McDonald’s aims to bring reading into the digital age with ‘landmark’ scheme

McDonald’s is renewing its reading initiative after smashing targets it set in the initial campaign launched in 2013.

L-R Georgia Pachoo 9, Noah Panchoo 5 from Greenwich and Nick Stewart-Smith 10 from Clapham getting stuck in to reading eight specially created new Roald Dahl books, featuring extracts from Roald Dahl’s most popular stories, launching as part of the latest McDonald’s Happy Readers campaign. PRESS ASSOCIATION Photo. Picture date: Saturday September 19, 2015. Over the next six weeks, 14 million books will be distributed as part of McDonald’s Happy Meals, making the extraordinary world of Roald Dahl accessible to millions of children. Photo credit should read: David Parry/PA Wire

The new scheme will see 14 million more books featuring extracts from Roald Dahl’s most popular stories distributed to children in a partnership between McDonald’s, National Literacy Trust, Penguin Random House Children’s UK and the Roald Dahl Literary Estate. The original project aimed to hand out 15 million books across the UK but actually delivered nearly 23 million.

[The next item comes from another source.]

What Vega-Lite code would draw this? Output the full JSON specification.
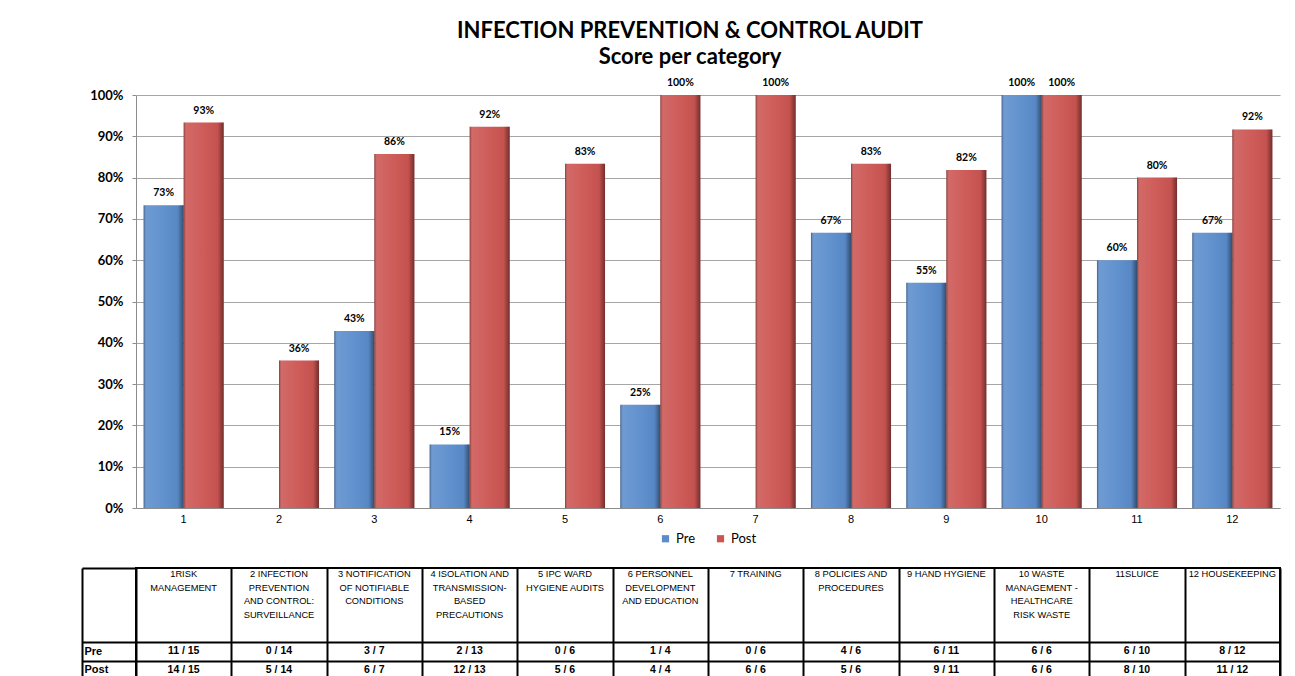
{
  "$schema": "https://vega.github.io/schema/vega-lite/v6.json",
  "padding": {"left": 80, "top": 20, "right": 5, "bottom": 0},
  "background": "white",
  "config": {"font": "Lato", "view": {"stroke": null}},
  "spacing": 0,
  "resolve": {"scale": {"x": "independent", "y": "independent", "color": "independent"}},
  "datasets": {
    "scores": [
      {"cat": 1, "series": "Pre", "value": 0.7333}, {"cat": 1, "series": "Post", "value": 0.9333},
      {"cat": 2, "series": "Pre", "value": 0}, {"cat": 2, "series": "Post", "value": 0.3571},
      {"cat": 3, "series": "Pre", "value": 0.4286}, {"cat": 3, "series": "Post", "value": 0.8571},
      {"cat": 4, "series": "Pre", "value": 0.1538}, {"cat": 4, "series": "Post", "value": 0.9231},
      {"cat": 5, "series": "Pre", "value": 0}, {"cat": 5, "series": "Post", "value": 0.8333},
      {"cat": 6, "series": "Pre", "value": 0.25}, {"cat": 6, "series": "Post", "value": 1},
      {"cat": 7, "series": "Pre", "value": 0}, {"cat": 7, "series": "Post", "value": 1},
      {"cat": 8, "series": "Pre", "value": 0.6667}, {"cat": 8, "series": "Post", "value": 0.8333},
      {"cat": 9, "series": "Pre", "value": 0.5455}, {"cat": 9, "series": "Post", "value": 0.8182},
      {"cat": 10, "series": "Pre", "value": 1}, {"cat": 10, "series": "Post", "value": 1},
      {"cat": 11, "series": "Pre", "value": 0.6}, {"cat": 11, "series": "Post", "value": 0.8},
      {"cat": 12, "series": "Pre", "value": 0.6667}, {"cat": 12, "series": "Post", "value": 0.9167}
    ],
    "table": [
      {"cat": 1, "header": "1RISK\nMANAGEMENT", "Pre": "11 / 15", "Post": "14 / 15"},
      {"cat": 2, "header": "2 INFECTION\nPREVENTION\nAND CONTROL:\nSURVEILLANCE", "Pre": "0 / 14", "Post": "5 / 14"},
      {"cat": 3, "header": "3 NOTIFICATION\nOF NOTIFIABLE\nCONDITIONS", "Pre": "3 / 7", "Post": "6 / 7"},
      {"cat": 4, "header": "4 ISOLATION AND\nTRANSMISSION-\nBASED\nPRECAUTIONS", "Pre": "2 / 13", "Post": "12 / 13"},
      {"cat": 5, "header": "5 IPC WARD\nHYGIENE AUDITS", "Pre": "0 / 6", "Post": "5 / 6"},
      {"cat": 6, "header": "6 PERSONNEL\nDEVELOPMENT\nAND EDUCATION", "Pre": "1 / 4", "Post": "4 / 4"},
      {"cat": 7, "header": "7 TRAINING", "Pre": "0 / 6", "Post": "6 / 6"},
      {"cat": 8, "header": "8 POLICIES AND\nPROCEDURES", "Pre": "4 / 6", "Post": "5 / 6"},
      {"cat": 9, "header": "9 HAND HYGIENE", "Pre": "6 / 11", "Post": "9 / 11"},
      {"cat": 10, "header": "10 WASTE\nMANAGEMENT -\nHEALTHCARE\nRISK WASTE", "Pre": "6 / 6", "Post": "6 / 6"},
      {"cat": 11, "header": "11SLUICE", "Pre": "6 / 10", "Post": "8 / 10"},
      {"cat": 12, "header": "12 HOUSEKEEPING", "Pre": "8 / 12", "Post": "11 / 12"}
    ]
  },
  "vconcat": [
    {
      "title": {
        "text": ["INFECTION PREVENTION & CONTROL AUDIT", "Score per category"],
        "font": "Lato", "fontSize": 22, "fontWeight": "bold", "color": "black",
        "lineHeight": 26, "offset": 9, "anchor": "middle", "dx": -18
      },
      "width": 1144,
      "height": 413,
      "data": {"name": "scores"},
      "encoding": {
        "x": {
          "field": "cat", "type": "ordinal",
          "scale": {"paddingInner": 0.16, "paddingOuter": 0.08},
          "axis": {"title": " ", "titleFontSize": 10, "titlePadding": 27, "labelAngle": 0, "ticks": false, "domainColor": "#8c8c8c",
                   "labelFont": "Liberation Sans", "labelFontSize": 11, "labelColor": "black", "labelPadding": 5}
        },
        "xOffset": {"field": "series", "type": "nominal", "sort": ["Pre", "Post"]},
        "y": {
          "field": "value", "type": "quantitative",
          "scale": {"domain": [0, 1]},
          "axis": {"title": null, "format": ".0%", "values": [0, 0.1, 0.2, 0.3, 0.4, 0.5, 0.6, 0.7, 0.8, 0.9, 1],
                   "labelFontWeight": "bold", "labelFontSize": 13, "labelColor": "black", "labelFont": "Lato",
                   "gridColor": "#a6a6a6", "domainColor": "#8c8c8c", "tickColor": "#8c8c8c", "tickSize": 4, "labelPadding": 9}
        }
      },
      "layer": [
        {
          "mark": {"type": "bar"},
          "encoding": {
            "color": {
              "field": "series", "type": "nominal",
              "scale": {"domain": ["Pre", "Post"], "range": ["#5b8dcc", "#cc5552"]},
              "legend": {"title": null, "orient": "none", "legendX": 523, "legendY": 437, "direction": "horizontal",
                         "symbolType": "square", "symbolSize": 52, "labelFontSize": 13, "labelFont": "Lato",
                         "labelColor": "black", "labelOffset": 4, "columnPadding": 18, "symbolStrokeWidth": 0}
            }
          }
        },
        {
          "mark": {
            "type": "bar",
            "fill": {
              "gradient": "linear", "x1": 0, "x2": 1, "y1": 0, "y2": 0,
              "stops": [
                {"offset": 0, "color": "rgba(0,0,0,0.35)"},
                {"offset": 0.07, "color": "rgba(255,255,255,0.12)"},
                {"offset": 0.5, "color": "rgba(255,255,255,0.04)"},
                {"offset": 0.85, "color": "rgba(0,0,0,0.04)"},
                {"offset": 1, "color": "rgba(0,0,0,0.45)"}
              ]
            }
          }
        },
        {
          "transform": [{"filter": "datum.value > 0"}],
          "mark": {"type": "text", "baseline": "alphabetic", "dy": -9, "fontWeight": "bold", "fontSize": 10.5, "font": "Lato", "color": "black"},
          "encoding": {"text": {"field": "value", "type": "quantitative", "format": ".0%"}}
        }
      ]
    },
    {
      "width": 1144,
      "height": 111,
      "view": {"stroke": "black", "strokeWidth": 2},
      "data": {"name": "table"},
      "encoding": {
        "x": {
          "field": "cat", "type": "ordinal",
          "scale": {"paddingInner": 0, "paddingOuter": 0},
          "axis": {"title": null, "orient": "bottom", "labels": false, "ticks": false, "domain": false, "grid": true,
                   "tickBand": "extent", "gridColor": "black", "gridWidth": 2, "gridOpacity": 1}
        }
      },
      "resolve": {"scale": {"y": "independent"}, "axis": {"y": "independent"}},
      "layer": [
        {
          "layer": [
            {
              "transform": [{"fold": ["Pre", "Post"], "as": ["row", "cell"]}],
              "mark": {"type": "text", "font": "Liberation Sans", "fontWeight": "bold", "fontSize": 10.5, "color": "black"},
              "encoding": {
                "y": {
                  "field": "row", "type": "nominal",
                  "scale": {"domain": ["h1", "h2", "h3", "h4", "Pre", "Post"], "paddingInner": 0, "paddingOuter": 0},
                  "axis": {"title": null, "values": ["Pre", "Post"], "offset": 54, "tickSize": -54, "tickBand": "extent",
                           "tickColor": "black", "tickWidth": 2, "domainColor": "black", "domainWidth": 2,
                           "grid": true, "gridColor": "black", "gridWidth": 2, "gridOpacity": 1,
                           "labelAlign": "left", "labelBaseline": "middle", "labelPadding": 52,
                           "labelFont": "Liberation Sans", "labelFontWeight": "bold", "labelFontSize": 11, "labelColor": "black"}
                },
                "text": {"field": "cell", "type": "nominal"}
              }
            },
            {
              "mark": {"type": "text", "font": "Liberation Sans", "fontSize": 9.3, "lineBreak": "\n", "lineHeight": 13.5,
                       "baseline": "top", "dy": -7, "color": "black"},
              "encoding": {
                "y": {"datum": "h1", "type": "nominal"},
                "text": {"field": "header", "type": "nominal"}
              }
            }
          ]
        },
        {
          "mark": {"type": "text", "opacity": 0},
          "encoding": {
            "y": {
              "datum": "all", "type": "nominal",
              "scale": {"domain": ["all"], "paddingInner": 0, "paddingOuter": 0},
              "axis": {"title": null, "orient": "right", "offset": -1198, "tickSize": 54, "tickBand": "extent",
                       "tickColor": "black", "tickWidth": 2, "domain": false, "labels": false, "grid": false}
            },
            "text": {"value": ""}
          }
        }
      ]
    }
  ]
}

“We exceeded the targets in terms of volumes of books and engagement rates have been fantastic,” Steve Hill, McDonald’s UK head of marketing told Marketing Week.

“When we asked parents whether we should continue the initiative as part of the Happy Meal promotion, nine out of 10 said yes.”

McDonald’s is also launching an interactive app to offer a more immersive experience. The app includes voice recognition technology, triggering certain sounds or colours when a particular word is read out.

“We wanted to create a sense of sharing rather than reading being a solo experience. We are bringing reading into the digital age,” he commented.

The brand will be promoting the scheme in all its restaurants. It will also launch a TV ad across a variety of children’s channels and organise live events in major cities in the UK.

The brand’s original initiative is based on research by NLT, which revealed one in three children don’t own a book and half of children don’t enjoy reading.

“Given the scale of our brand and partnerships, it’s an important role we can play to make reading more fun,” said Hill.

When the campaign first launched the brand was criticised for marketing to children, which is why the marketing will primarily focus on the world of Roald Dahl rather than the McDonald’s brand.

“We operate within strict guidelines,” Hill explained.

“With the initiative, children can immerse themselves in the world of Roald Dahl and parents are able to buy the books for £1 without having to purchase a Happy Meal. A lot of our focus is about engaging with parents around the promotion.”